In other words, the same surge that helps you act fast can also make you think short-term. You might miss details, overlook options, or make a choice that solves the immediate problem but creates bigger ones later.
A Quick Framework for Clarity
When the pressure’s on, you don’t have to choose between freezing up or reacting impulsively. Instead, build in a tiny pause with a framework we call STOP:
S – See the situation clearly
Name the problem out loud or in your head. Defining it quickly helps you avoid solving the wrong issue.
T – Think about the impact
Who will this affect right now? Who will it affect later? This helps you catch hidden consequences.
O – Options check
Even in two minutes, you can generate more than one option. Ask yourself, “What’s my Plan B?”
P – Proceed with purpose
Once you’ve chosen, act decisively and communicate clearly so your team can move forward with confidence.

Balancing Instinct and Information
Under pressure, many leaders lean heavily on gut instinct — and that’s not always a bad thing. Intuition is often the brain’s shorthand for patterns you’ve recognized over years of experience. But gut instinct works best when paired with just enough relevant data.
If you can, grab one key fact or confirmation before acting. For example:
A quick call to the staff member involved
A check of a client’s file
A glance at program policy
That little bit of grounding can make the difference between a good call and a regret later.
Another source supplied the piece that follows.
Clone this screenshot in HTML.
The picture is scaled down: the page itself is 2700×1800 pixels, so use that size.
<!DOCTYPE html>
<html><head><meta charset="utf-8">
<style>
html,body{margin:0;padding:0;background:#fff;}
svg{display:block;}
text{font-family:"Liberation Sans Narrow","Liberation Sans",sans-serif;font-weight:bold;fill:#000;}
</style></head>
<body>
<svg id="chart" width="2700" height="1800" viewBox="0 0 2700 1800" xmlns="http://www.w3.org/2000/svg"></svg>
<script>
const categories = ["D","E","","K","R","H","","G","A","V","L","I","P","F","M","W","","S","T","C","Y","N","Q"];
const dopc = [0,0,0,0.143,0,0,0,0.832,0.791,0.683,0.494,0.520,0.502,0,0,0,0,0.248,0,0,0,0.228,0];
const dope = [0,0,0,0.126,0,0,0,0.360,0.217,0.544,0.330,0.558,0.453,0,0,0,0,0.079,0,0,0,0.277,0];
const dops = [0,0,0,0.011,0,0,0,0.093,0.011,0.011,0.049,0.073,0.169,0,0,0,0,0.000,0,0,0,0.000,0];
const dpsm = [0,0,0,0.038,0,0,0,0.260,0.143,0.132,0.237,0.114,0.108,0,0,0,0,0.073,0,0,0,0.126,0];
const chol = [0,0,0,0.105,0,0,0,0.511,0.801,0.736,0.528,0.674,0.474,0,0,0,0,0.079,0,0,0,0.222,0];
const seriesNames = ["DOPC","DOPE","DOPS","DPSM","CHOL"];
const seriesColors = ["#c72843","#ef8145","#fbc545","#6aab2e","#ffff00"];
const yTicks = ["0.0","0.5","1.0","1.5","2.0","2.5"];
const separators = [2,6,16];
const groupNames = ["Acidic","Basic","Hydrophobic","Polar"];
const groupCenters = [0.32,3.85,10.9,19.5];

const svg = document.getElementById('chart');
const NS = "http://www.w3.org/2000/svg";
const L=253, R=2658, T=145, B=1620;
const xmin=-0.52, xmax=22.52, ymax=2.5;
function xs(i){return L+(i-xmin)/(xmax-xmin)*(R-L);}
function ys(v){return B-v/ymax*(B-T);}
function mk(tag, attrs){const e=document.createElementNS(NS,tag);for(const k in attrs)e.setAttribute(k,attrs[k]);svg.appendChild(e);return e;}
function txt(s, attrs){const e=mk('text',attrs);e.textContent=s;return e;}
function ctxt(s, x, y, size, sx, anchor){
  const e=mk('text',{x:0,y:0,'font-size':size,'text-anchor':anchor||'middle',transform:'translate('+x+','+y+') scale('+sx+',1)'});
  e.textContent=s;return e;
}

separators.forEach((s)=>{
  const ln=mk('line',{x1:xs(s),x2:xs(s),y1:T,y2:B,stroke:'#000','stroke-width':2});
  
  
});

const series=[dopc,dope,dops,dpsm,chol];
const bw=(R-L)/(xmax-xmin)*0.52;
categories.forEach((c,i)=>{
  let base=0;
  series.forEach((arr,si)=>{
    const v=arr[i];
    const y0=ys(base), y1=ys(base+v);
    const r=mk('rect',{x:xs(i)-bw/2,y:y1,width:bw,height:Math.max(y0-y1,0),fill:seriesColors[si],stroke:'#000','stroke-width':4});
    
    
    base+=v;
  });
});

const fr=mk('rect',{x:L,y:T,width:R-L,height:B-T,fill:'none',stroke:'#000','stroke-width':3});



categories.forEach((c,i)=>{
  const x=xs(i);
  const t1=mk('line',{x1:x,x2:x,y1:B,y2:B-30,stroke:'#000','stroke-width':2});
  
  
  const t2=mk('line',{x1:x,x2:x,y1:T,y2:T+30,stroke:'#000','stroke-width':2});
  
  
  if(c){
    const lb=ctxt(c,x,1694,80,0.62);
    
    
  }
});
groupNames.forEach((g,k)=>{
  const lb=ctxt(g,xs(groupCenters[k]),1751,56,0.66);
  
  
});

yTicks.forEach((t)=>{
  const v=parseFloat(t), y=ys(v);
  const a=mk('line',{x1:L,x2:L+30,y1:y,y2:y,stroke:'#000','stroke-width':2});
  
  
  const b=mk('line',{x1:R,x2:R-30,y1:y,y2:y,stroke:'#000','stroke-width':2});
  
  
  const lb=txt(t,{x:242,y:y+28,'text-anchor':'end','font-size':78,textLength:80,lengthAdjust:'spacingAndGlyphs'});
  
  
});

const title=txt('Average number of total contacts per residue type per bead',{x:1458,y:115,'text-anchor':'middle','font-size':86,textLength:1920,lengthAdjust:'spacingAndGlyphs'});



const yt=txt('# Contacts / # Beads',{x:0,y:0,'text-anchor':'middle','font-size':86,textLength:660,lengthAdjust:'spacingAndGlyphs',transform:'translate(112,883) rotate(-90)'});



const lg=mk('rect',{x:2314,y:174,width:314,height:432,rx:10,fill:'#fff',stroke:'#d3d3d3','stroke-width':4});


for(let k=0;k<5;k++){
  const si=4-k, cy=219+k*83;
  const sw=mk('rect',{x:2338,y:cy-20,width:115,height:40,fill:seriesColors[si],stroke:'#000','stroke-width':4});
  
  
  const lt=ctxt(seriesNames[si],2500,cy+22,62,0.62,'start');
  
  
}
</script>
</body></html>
Practical Ways to Prepare Before the Pressure Hits
Pre-plan for common scenarios: Identify the types of urgent decisions you face most often and outline your go-to steps now, when your stress level is low.
Know your resources: Keep contact lists, emergency procedures, and quick-reference guides easy to grab. Decision-making slows when you’re scrambling for information.
Build a trusted “call list”: Have two or three people you can text or call for a quick gut-check in those moments where you’re not sure.
Practice staying calm under stress: Mindfulness exercises, deep breathing, or even a 30-second grounding ritual can help keep your prefrontal cortex online when you need it most.
When the Pressure’s Over
After a high-stakes decision, take time to debrief:
What went well?
What would you do differently next time?
Did your process hold up under stress?
This reflection builds your decision-making “muscle,” so the next time the heat is on, you’ll step in with even more confidence.
Bottom line: Urgent decisions are part of leadership, but they don’t have to feel like shots in the dark. With a clear process, a balance of instinct and fact, and some preemptive preparation, you can lead with steadiness and purpose — no matter how quickly the clock is ticking.